* [Goal of the exercise] Copy the data that follows exactly. Include no pictures.

* [Information supplied]
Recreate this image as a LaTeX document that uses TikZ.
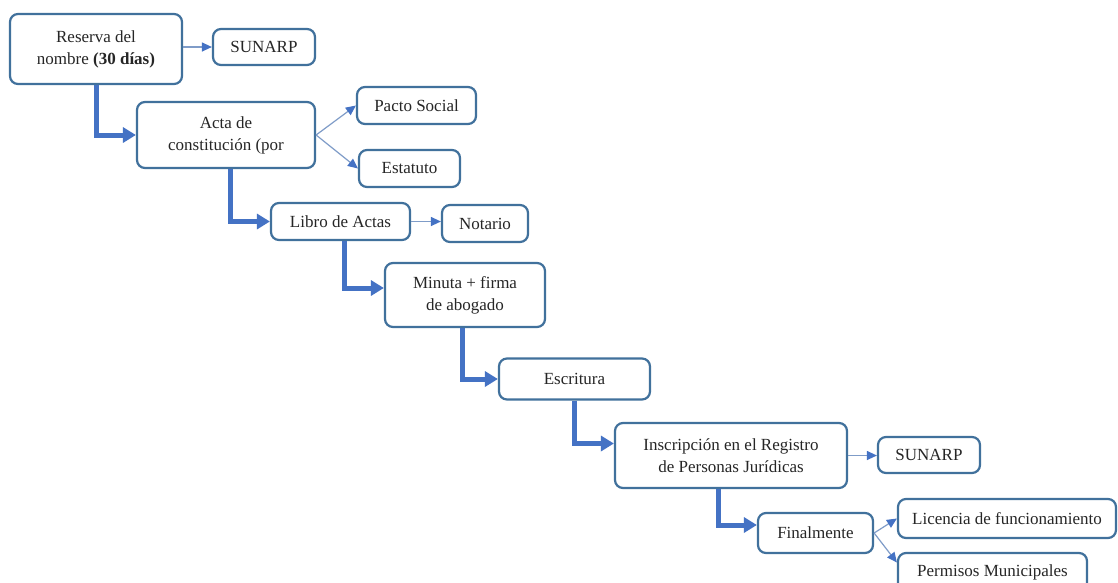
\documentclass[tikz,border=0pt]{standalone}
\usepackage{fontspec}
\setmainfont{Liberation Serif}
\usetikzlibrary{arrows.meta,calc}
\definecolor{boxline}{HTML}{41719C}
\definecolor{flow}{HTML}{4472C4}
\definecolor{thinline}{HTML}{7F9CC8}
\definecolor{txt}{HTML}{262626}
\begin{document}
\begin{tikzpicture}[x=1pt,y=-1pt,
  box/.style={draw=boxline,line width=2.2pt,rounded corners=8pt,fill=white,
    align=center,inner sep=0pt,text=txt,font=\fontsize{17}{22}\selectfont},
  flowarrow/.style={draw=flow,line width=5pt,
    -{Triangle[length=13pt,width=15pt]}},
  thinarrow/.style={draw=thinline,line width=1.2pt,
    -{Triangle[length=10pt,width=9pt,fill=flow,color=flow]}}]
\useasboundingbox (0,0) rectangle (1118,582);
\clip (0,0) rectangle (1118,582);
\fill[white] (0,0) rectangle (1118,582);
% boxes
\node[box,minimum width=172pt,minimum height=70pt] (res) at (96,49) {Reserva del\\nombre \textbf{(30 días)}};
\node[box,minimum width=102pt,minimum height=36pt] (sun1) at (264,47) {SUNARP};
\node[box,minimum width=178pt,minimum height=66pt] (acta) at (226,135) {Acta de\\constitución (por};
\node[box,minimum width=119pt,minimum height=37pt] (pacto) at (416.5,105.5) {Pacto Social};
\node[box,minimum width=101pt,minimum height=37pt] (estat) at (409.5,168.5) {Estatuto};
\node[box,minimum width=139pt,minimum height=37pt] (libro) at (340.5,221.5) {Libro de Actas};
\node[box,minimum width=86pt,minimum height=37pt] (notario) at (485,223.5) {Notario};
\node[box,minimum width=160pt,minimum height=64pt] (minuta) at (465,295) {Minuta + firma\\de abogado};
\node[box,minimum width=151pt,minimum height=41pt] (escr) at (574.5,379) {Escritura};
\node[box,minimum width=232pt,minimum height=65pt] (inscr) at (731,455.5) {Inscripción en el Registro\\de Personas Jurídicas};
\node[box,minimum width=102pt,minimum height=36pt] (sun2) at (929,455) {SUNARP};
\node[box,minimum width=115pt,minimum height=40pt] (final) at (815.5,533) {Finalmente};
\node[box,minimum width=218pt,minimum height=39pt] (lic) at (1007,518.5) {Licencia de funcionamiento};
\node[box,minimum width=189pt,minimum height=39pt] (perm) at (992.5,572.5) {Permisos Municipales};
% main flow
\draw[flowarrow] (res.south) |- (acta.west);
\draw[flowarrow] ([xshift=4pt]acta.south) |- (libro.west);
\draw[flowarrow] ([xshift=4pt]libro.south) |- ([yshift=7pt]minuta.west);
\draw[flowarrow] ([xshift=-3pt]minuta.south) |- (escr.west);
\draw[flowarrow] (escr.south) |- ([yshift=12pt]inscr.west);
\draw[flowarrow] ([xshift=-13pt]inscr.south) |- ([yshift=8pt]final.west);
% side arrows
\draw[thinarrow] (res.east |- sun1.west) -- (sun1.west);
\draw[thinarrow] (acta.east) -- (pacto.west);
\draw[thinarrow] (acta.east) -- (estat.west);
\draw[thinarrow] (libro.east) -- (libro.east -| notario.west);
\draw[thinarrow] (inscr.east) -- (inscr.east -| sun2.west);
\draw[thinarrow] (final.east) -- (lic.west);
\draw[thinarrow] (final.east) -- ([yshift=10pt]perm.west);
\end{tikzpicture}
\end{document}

* [Answer below]
Recreate this image as a LaTeX document that uses TikZ.
\documentclass[tikz,border=0pt]{standalone}
\usepackage{fontspec}
\setmainfont{Liberation Serif}
\usetikzlibrary{arrows.meta,calc}
\definecolor{boxline}{HTML}{41719C}
\definecolor{flow}{HTML}{4472C4}
\definecolor{thinline}{HTML}{7F9CC8}
\definecolor{txt}{HTML}{262626}
\begin{document}
\begin{tikzpicture}[x=1pt,y=-1pt,
  box/.style={draw=boxline,line width=2.2pt,rounded corners=8pt,fill=white,
    align=center,inner sep=0pt,text=txt,font=\fontsize{17}{22}\selectfont},
  flowarrow/.style={draw=flow,line width=5pt,
    -{Triangle[length=13pt,width=15pt]}},
  thinarrow/.style={draw=thinline,line width=1.2pt,
    -{Triangle[length=10pt,width=9pt,fill=flow,color=flow]}}]
\useasboundingbox (0,0) rectangle (1118,582);
\clip (0,0) rectangle (1118,582);
\fill[white] (0,0) rectangle (1118,582);
% boxes
\node[box,minimum width=172pt,minimum height=70pt] (res) at (96,49) {Reserva del\\nombre \textbf{(30 días)}};
\node[box,minimum width=102pt,minimum height=36pt] (sun1) at (264,47) {SUNARP};
\node[box,minimum width=178pt,minimum height=66pt] (acta) at (226,135) {Acta de\\constitución (por};
\node[box,minimum width=119pt,minimum height=37pt] (pacto) at (416.5,105.5) {Pacto Social};
\node[box,minimum width=101pt,minimum height=37pt] (estat) at (409.5,168.5) {Estatuto};
\node[box,minimum width=139pt,minimum height=37pt] (libro) at (340.5,221.5) {Libro de Actas};
\node[box,minimum width=86pt,minimum height=37pt] (notario) at (485,223.5) {Notario};
\node[box,minimum width=160pt,minimum height=64pt] (minuta) at (465,295) {Minuta + firma\\de abogado};
\node[box,minimum width=151pt,minimum height=41pt] (escr) at (574.5,379) {Escritura};
\node[box,minimum width=232pt,minimum height=65pt] (inscr) at (731,455.5) {Inscripción en el Registro\\de Personas Jurídicas};
\node[box,minimum width=102pt,minimum height=36pt] (sun2) at (929,455) {SUNARP};
\node[box,minimum width=115pt,minimum height=40pt] (final) at (815.5,533) {Finalmente};
\node[box,minimum width=218pt,minimum height=39pt] (lic) at (1007,518.5) {Licencia de funcionamiento};
\node[box,minimum width=189pt,minimum height=39pt] (perm) at (992.5,572.5) {Permisos Municipales};
% main flow
\draw[flowarrow] (res.south) |- (acta.west);
\draw[flowarrow] ([xshift=4pt]acta.south) |- (libro.west);
\draw[flowarrow] ([xshift=4pt]libro.south) |- ([yshift=7pt]minuta.west);
\draw[flowarrow] ([xshift=-3pt]minuta.south) |- (escr.west);
\draw[flowarrow] (escr.south) |- ([yshift=12pt]inscr.west);
\draw[flowarrow] ([xshift=-13pt]inscr.south) |- ([yshift=8pt]final.west);
% side arrows
\draw[thinarrow] (res.east |- sun1.west) -- (sun1.west);
\draw[thinarrow] (acta.east) -- (pacto.west);
\draw[thinarrow] (acta.east) -- (estat.west);
\draw[thinarrow] (libro.east) -- (libro.east -| notario.west);
\draw[thinarrow] (inscr.east) -- (inscr.east -| sun2.west);
\draw[thinarrow] (final.east) -- (lic.west);
\draw[thinarrow] (final.east) -- ([yshift=10pt]perm.west);
\end{tikzpicture}
\end{document}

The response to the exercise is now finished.